今年3月にウクライナからの独立を宣言し、ロシアに編入されたクリミア半島。世界の注目を集めるこの半島に、多くの少年が集まってくる人里離れた場所がある。彼らの目的は、コサックの兵士として訓練を受けること。写真家マキシム・ダンデュクはその様子を撮影することを許された。
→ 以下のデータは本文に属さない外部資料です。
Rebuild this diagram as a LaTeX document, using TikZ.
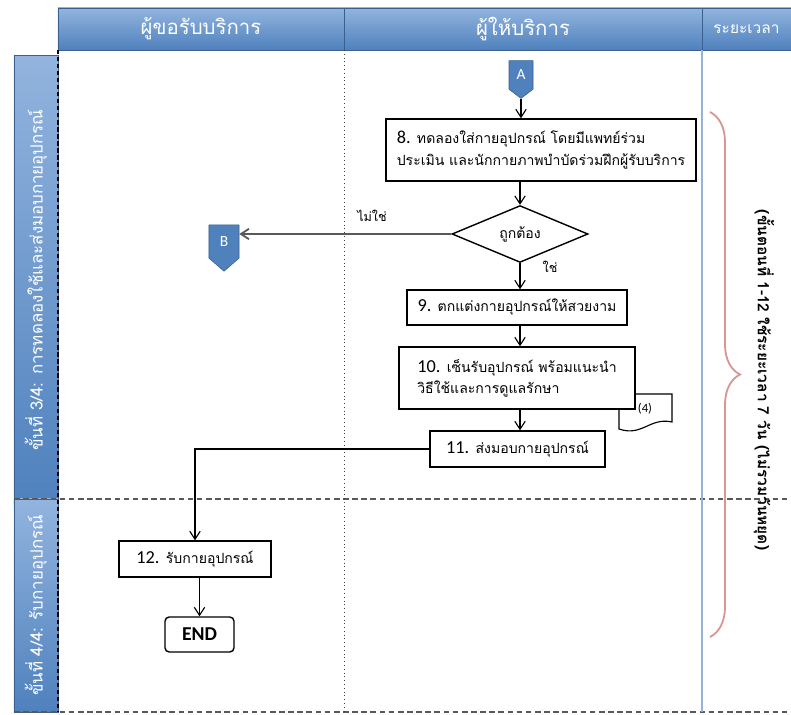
\documentclass[tikz,border=0pt]{standalone}
\usepackage{fontspec}
\setmainfont{Loma}[Script=Thai]
\newfontfamily\latinfont{Carlito}
\usepackage{tikz}
\usetikzlibrary{positioning, arrows.meta, shapes.geometric, shapes.symbols, decorations.pathreplacing}

\definecolor{hdrblue}{RGB}{79,129,189}
\definecolor{hdrlight}{RGB}{146,180,222}
\definecolor{hdrdark}{RGB}{58,96,142}
\definecolor{timeline}{RGB}{149,179,215}
\definecolor{bracered}{RGB}{217,150,148}

\newcommand{\stepno}[1]{{\latinfont\fontsize{13}{14}\selectfont #1}}

\tikzset{
  header/.style={rectangle, draw=hdrdark, line width=0.3pt, top color=hdrlight, middle color=hdrblue, bottom color=hdrblue, text=white, inner sep=0pt},
  lane/.style={rectangle, rotate=90, draw=hdrdark, line width=0.3pt, top color=hdrlight, middle color=hdrblue, bottom color=hdrblue, text=white, inner sep=0pt, font=\fontsize{12}{14}\selectfont},
  process/.style={rectangle, draw, line width=1pt, fill=white, align=left, inner sep=0pt, font=\fontsize{10}{15}\selectfont},
  decision/.style={diamond, draw, line width=1pt, fill=white, inner sep=0pt, font=\fontsize{10}{12}\selectfont},
  offpage/.style={signal, signal to=south, draw=hdrdark, line width=0.4pt, fill=hdrblue, text=white, inner sep=0pt, font=\latinfont\fontsize{11}{12}\selectfont},
  flow/.style={-{Straight Barb[length=2mm, width=2.6mm]}, line width=0.8pt},
  lanesep/.style={draw=black!65, line width=1.3pt, dash pattern=on 4pt off 2.5pt},
}

\begin{document}
\begin{tikzpicture}[x=0.025cm, y=-0.025cm]
\useasboundingbox (0,0) rectangle (791,715);

% Headers
\node[header, minimum width=7.15cm, minimum height=1.05cm, font=\fontsize{14.5}{16}\selectfont] (hclient) at (201,29) {ผู้ขอรับบริการ};
\node[header, minimum width=8.95cm, minimum height=1.05cm, font=\fontsize{14.5}{16}\selectfont] (hprovider) at (523,29) {ผู้ให้บริการ};
\node[header, minimum width=2.225cm, minimum height=1.05cm, font=\fontsize{11}{13}\selectfont] (htime) at (746.5,29) {ระยะเวลา};

% Lanes
\node[lane, minimum width=11.225cm, minimum height=1.1cm] (lane3) at (36,280) {ขั้นที่ 3/4: การทดลองใช้และส่งมอบกายอุปกรณ์};
\node[lane, minimum width=5.325cm, minimum height=1.1cm] (lane4) at (36,605.5) {ขั้นที่ 4/4: รับกายอุปกรณ์};

% Lane borders
\draw[lanesep] (14,499) -- (791,499);
\draw[lanesep] (14,712) -- (791,712);
\draw[line width=1.2pt, dash pattern=on 3pt off 2pt] (58,50) -- (58,712);
\draw[black!75, line width=0.7pt, dotted] (344,50) -- (344,712);
\draw[timeline, line width=1.5pt] (702,50) -- (702,712);

% Define nodes
\node[offpage, minimum width=0.6cm, minimum height=0.8cm, signal pointer angle=106] (conA) at (521,75) {A};
\node[process, minimum width=7.75cm, minimum height=1.55cm] (step8) at (541,150) {\stepno{8.} ทดลองใส่กายอุปกรณ์ โดยมีแพทย์ร่วม\\ประเมิน และนักกายภาพบำบัดร่วมฝึกผู้รับบริการ};
\node[decision, minimum width=3.4cm, minimum height=1.28cm] (ok) at (520,234) {ถูกต้อง};
\node[offpage, minimum width=0.75cm, minimum height=0.925cm, signal pointer angle=98] (conB) at (224,241.5) {B};
\node[process, minimum width=5.5cm, minimum height=0.875cm] (step9) at (517,307.5) {\stepno{9.} ตกแต่งกายอุปกรณ์ให้สวยงาม};

% Document behind step 10
\coordinate (docnw) at (619,394);
\coordinate (docne) at (672,394);
\coordinate (docse) at (672,422);
\coordinate (docsw) at (619,429);
\draw[line width=0.8pt, fill=white] (docnw) -- (docne) -- (docse) .. controls (650,417) and (642,437) .. (docsw) -- cycle;
\node[font=\latinfont\fontsize{9}{10}\selectfont, inner sep=1pt] (doc) at (645,409) {(4)};

\node[process, minimum width=5.9cm, minimum height=1.55cm] (step10) at (517,378) {\stepno{10.} เซ็นรับอุปกรณ์ พร้อมแนะนำ\\วิธีใช้และการดูแลรักษา};
\node[process, minimum width=4.375cm, minimum height=0.9cm] (step11) at (517.5,449) {\stepno{11.} ส่งมอบกายอุปกรณ์};
\node[process, minimum width=3.8cm, minimum height=0.9cm] (step12) at (195,559) {\stepno{12.} รับกายอุปกรณ์};
\node[rectangle, rounded corners=3pt, draw, line width=1pt, fill=white, minimum width=1.725cm, minimum height=0.875cm, font=\latinfont\bfseries\fontsize{14}{16}\selectfont] (finish) at (199.5,634.5) {END};

% Labels
\node[font=\fontsize{9}{11}\selectfont] (no) at (372,216) {ไม่ใช่};
\node[font=\fontsize{9}{11}\selectfont] (yes) at (550,267) {ใช่};

% Draw edges with arrows
\draw[flow] (conA.south) -- (conA.south |- step8.north);
\draw[flow] (ok.north |- step8.south) -- (ok.north);
\draw[flow] (ok.south) -- (ok.south |- step9.north);
\draw[flow] (ok.south |- step9.south) -- (ok.south |- step10.north);
\draw[flow] (ok.south |- step10.south) -- (ok.south |- step11.north);
\draw[flow] (step11.west) -| (step12.north);
\draw[flow] (step12.south -| finish.north) -- (finish.north);
\draw[flow, draw=black!65, line width=1.3pt] (ok.west) -- (ok.west -| conB.east);

% Time brace
\coordinate (brtop) at (710,112);
\coordinate (brbot) at (710,637);
\draw[bracered, line width=1.3pt, decorate, decoration={brace, amplitude=0.75cm}] (brtop) -- (brbot);
\node[rotate=-90, font=\bfseries\fontsize{11}{13}\selectfont] (timetxt) at (764,380) {(ขั้นตอนที่ 1-12 ใช้ระยะเวลา 7 วัน (ไม่รวมวันหยุด)};

\end{tikzpicture}
\end{document}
山と森に囲まれた中世の要塞で行われるキャンプでは7〜16歳の少年たちが、実戦経験のある教官から2週間の特訓を受ける。内容は野外での調理や戦闘術、歩行訓練、実弾を使った射撃練習などさまざまだ。キャンプには少年なら誰でも参加できるが、多くは地元でコサックの学校に通うコサックの息子たち。一見、キャンプは単なる傭兵の養成所のようだが、コサックが信仰する正教会の教えも説かれる。ある教官は「精神面を鍛えず殺しの技術だけを教えていては、祖国の守護者ではなく、ただの殺人鬼を育てることにしかならない」と言う。
キャンプ出身者の一部は、今回のロシア編入劇に関わった。だが皮肉にも編入のせいで、ウクライナ・ロシア両国の少年を受け入れてきたキャンプの在り方は今後変化しそうだ。